Es aquí donde Benedicto XVI formula su idea en mi opinión más bella, cuando dice que la Iglesia sale al encuentro de lo moderno a partir del redescubrimiento de la tradición de los primeros siglos. Cuando la Dignitatis humanae trata de buscar las fuentes que justifiquen la libertad religiosa y la libertad de culto, ¿dónde la encuentra, en el Medievo? No: debe ir antes a los primeros siglos. En el texto conciliar se cita en las notas a los padres de la Iglesia que afirman la libertad de religión, la libertad de fe, la no coerción por parte del Estado. Es decir, la Iglesia sale al encuentro de lo moderno a partir del redescubrimiento de la tradición de los primeros siglos, eso es lo que ni modernistas ni tradicionalistas comprenden.

Es cierto que hubo una ruptura, pero no una ruptura radical. El encuentro con la modernidad sucede a partir del cristianismo patrístico. Sólo se abandona el modelo medieval-carolingio. La Iglesia redescubre su tradición más auténtica, la de los primeros siglos, cuando era verdaderamente Iglesia libre y no se había constituido como Iglesia de Estado. En este sentido, verdaderamente el Vaticano II reactualiza en cierto modo un horizonte preconstantiniano. "Preconstantiniano" no significa un juicio negativo sobre el edicto de Milán del 313 d.C., que representa un documento de tolerancia y libertad religiosa absolutamente positivo. Preconstantiniano indica el horizonte de la Iglesia de los primeros siglos, un horizonte que Agustín, en De civitate Dei, comparte plenamente. El "agustiniano" Ratzinger, en su diálogo con la ilustración crítica, parte de aquí, de la idea de que el modelo original de Agustín permite el encuentro con la modernidad. Para Benedicto XVI, "el Concilio Vaticano II, reconociendo y haciendo suyo con el Decreto sobre la libertad religiosa, un principio esencial del Estado moderno, recuperó nuevamente el patrimonio más profundo de la Iglesia. Esta puede ser consciente de que con ello se encuentra en plena sintonía con la enseñanza de Jesús mismo (cfr Mt 22,21), así como con la Iglesia de los mártires, con los mártires de todos los tiempos". Iglesia de los mártires significa, para el Papa Benedicto, la Iglesia de la libertad de la fe y de la razón. Estos mártires han dado testimonio contra el poder absoluto del Estado. Así, dice, "murieron también por la libertad de conciencia y por la libertad de profesar la propia fe – una profesión que ningún Estado puede imponer, pero que sin embargo sólo es posible con la gracia de Dios, en la libertad de la conciencia. Una Iglesia misionera, que tienda a anunciar su mensaje a todos los pueblos, debe comprometerse con la libertad de la fe".

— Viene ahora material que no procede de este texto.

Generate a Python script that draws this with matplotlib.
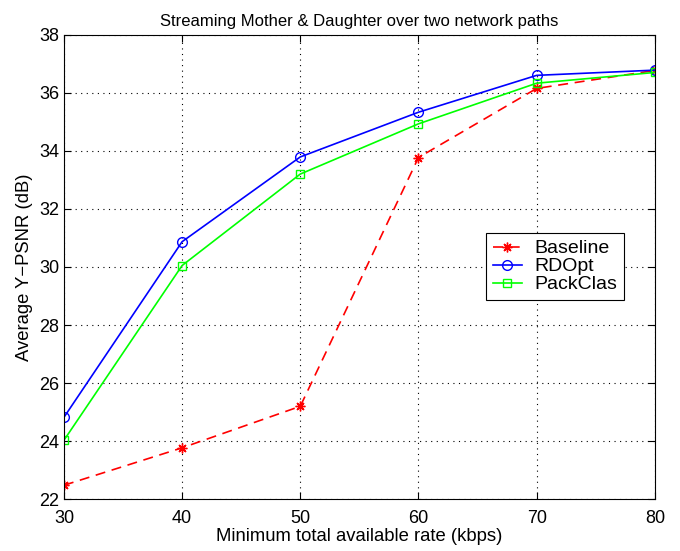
import matplotlib
matplotlib.use('Agg')
import matplotlib.pyplot as plt

rate = [30, 40, 50, 60, 70, 80]
baseline = [22.48, 23.77, 25.2, 33.77, 36.15, 36.77]
rdopt = [24.82, 30.87, 33.79, 35.33, 36.6, 36.78]
packclas = [24.03, 30.05, 33.2, 34.93, 36.33, 36.7]

plt.rcParams['font.family'] = ['Liberation Sans', 'DejaVu Sans']

fig = plt.figure(figsize=(6.8, 5.51), dpi=100)
ax = fig.add_axes([0.094, 0.094, 0.869, 0.843])

# matlab style asterisk: 8 spokes
ax.plot(rate, baseline, '--', color='red', marker=(8, 2, 0), markersize=7, markeredgewidth=1.0,
        linewidth=1.2, label='Baseline', dashes=(6, 4))
ax.plot(rate, rdopt, '-', color='blue', marker='o', markersize=7, markerfacecolor='none', linewidth=1.2, label='RDOpt')
ax.plot(rate, packclas, '-', color='#00ff00', marker='s', markersize=6, markerfacecolor='none', linewidth=1.2, label='PackClas')

ax.set_xlim(30, 80)
ax.set_ylim(22, 38)
ax.set_xticks(range(30, 81, 10))
ax.set_yticks(range(22, 39, 2))
ax.grid(True, linestyle=(0, (1, 4)), color='black', linewidth=0.8)
ax.tick_params(direction='in', top=True, right=True, labelsize=13, length=5)
ax.tick_params(axis='x', pad=7.5)
for s in ax.spines.values():
    s.set_linewidth(0.8)

ax.set_title('Streaming Mother & Daughter over two network paths', fontsize=12)
ax.set_xlabel('Minimum total available rate (kbps)', fontsize=13.3, labelpad=1)
ax.set_ylabel('Average Y\u2212PSNR (dB)', fontsize=13.3)

leg = ax.legend(loc='upper left', bbox_to_anchor=(0.714, 0.573), borderaxespad=0, fontsize=14, fancybox=False,
                edgecolor='black', framealpha=1, handlelength=1.5, handletextpad=0.65,
                borderpad=0.35, labelspacing=0.02)
leg.get_frame().set_linewidth(0.8)

fig.savefig('out.png', dpi=100)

Es precioso este párrafo, según el cual la libertad religiosa se fundamenta en el hecho de que el cristianismo es un acontecimiento de gracia, y si es gracia no puede ser impuesto a nadie. Si el cristianismo, por naturaleza, es gracia, no puede ser coercitivo. El brazo secular contradice a la naturaleza del cristianismo. De este modo, el concilio revisó y corrigió decisiones históricas. Bajo este punto de vista, el Vaticano II, lejos de ser modernista, representa el retorno a la tradición del primer milenio. Es lo que afirman también los historiadores de la escuela dossettiana como Enrico Morini. 

Gracias a este retorno, se da un encuentro con una modernidad "reflexiva", post-totalitaria. En este sentido, el concilio no significa la conciliación entre Iglesia y modernidad, como de forma acrítica entiende un teólogo como Hans Küng. La Iglesia sigue siendo, dice Benedicto XVI, signo de contradicción, hoy y siempre, pero esta contradicción no es dialéctica. La Iglesia se encuentra con la herencia positiva de lo moderno, la valora a partir de su tradición más genuina, la tradición de libertad y separación entre Dios y el César que está en la misma génesis de la modernidad. De tal modo, ya no aparece como una parte que egoístamente defiende sus propios privilegios, sino como un lugar de defensa de lo humano, lugar de misericordia en un mundo desgarrado por las guerras y los enfrentamientos religiosos. El Vaticano II fue un evento para la Iglesia y para el mundo.